A clustering coefficient structural entropy of complex networks

Abstract

The structural entropy is a quantification of the topological structural complexity of the static complex networks, which is defined based on the structural characteristics and the Shannon entropy. For instance, the ’degree structural entropy’ is based on the network’s ’first-order’ topological properties: the degree of each node. The ’betweenness structural entropy’ is based on the betweenness centrality of nodes, which is a global topological structural property of static complex networks. The two different structural entropy give two completely different views of the network’s topological structural complexity. However, a ’mesoscopic’ structural entropy is still missing in the network theory.

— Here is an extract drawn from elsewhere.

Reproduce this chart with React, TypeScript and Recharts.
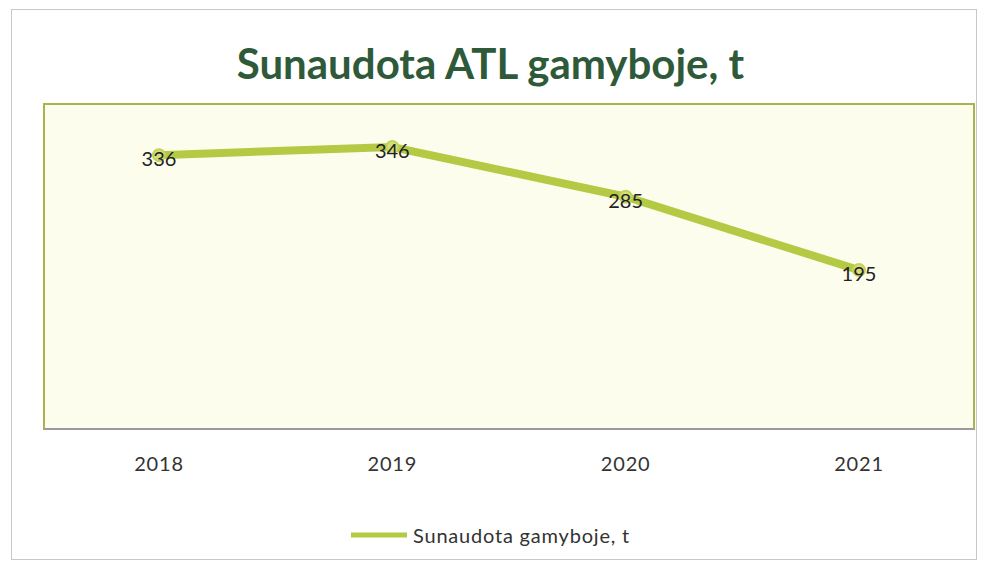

In this work, a clustering coefficient structural entropy of complex networks is proposed to quantify the structural complexity of static networks on the mesoscopic scale. The effectivity of the proposed ’mesoscopic’ structural entropy is verified in a series of networks that grow from two different seed networks under the Barabási–Albert and Erdős–Rényi rules. We also find that the quantification of structural entropy effectively reflects the impact of structural heterogeneity on the growth rule in the early stages of seed network growth. Finally, we observe that the structural ratio of the clustering coefficient structural entropy and degree structural entropy remains stable and unchanged when network growth reaches maturity. We also note that the convergence rate of the network’s structural entropy ratio varies under different guiding rules. These findings suggest that the differences in structural entropy can serve as a novel tool for measuring the stability of complex networks and provide fresh insights into achieving a ’balanced’ state in the dynamic evolution of complex networks.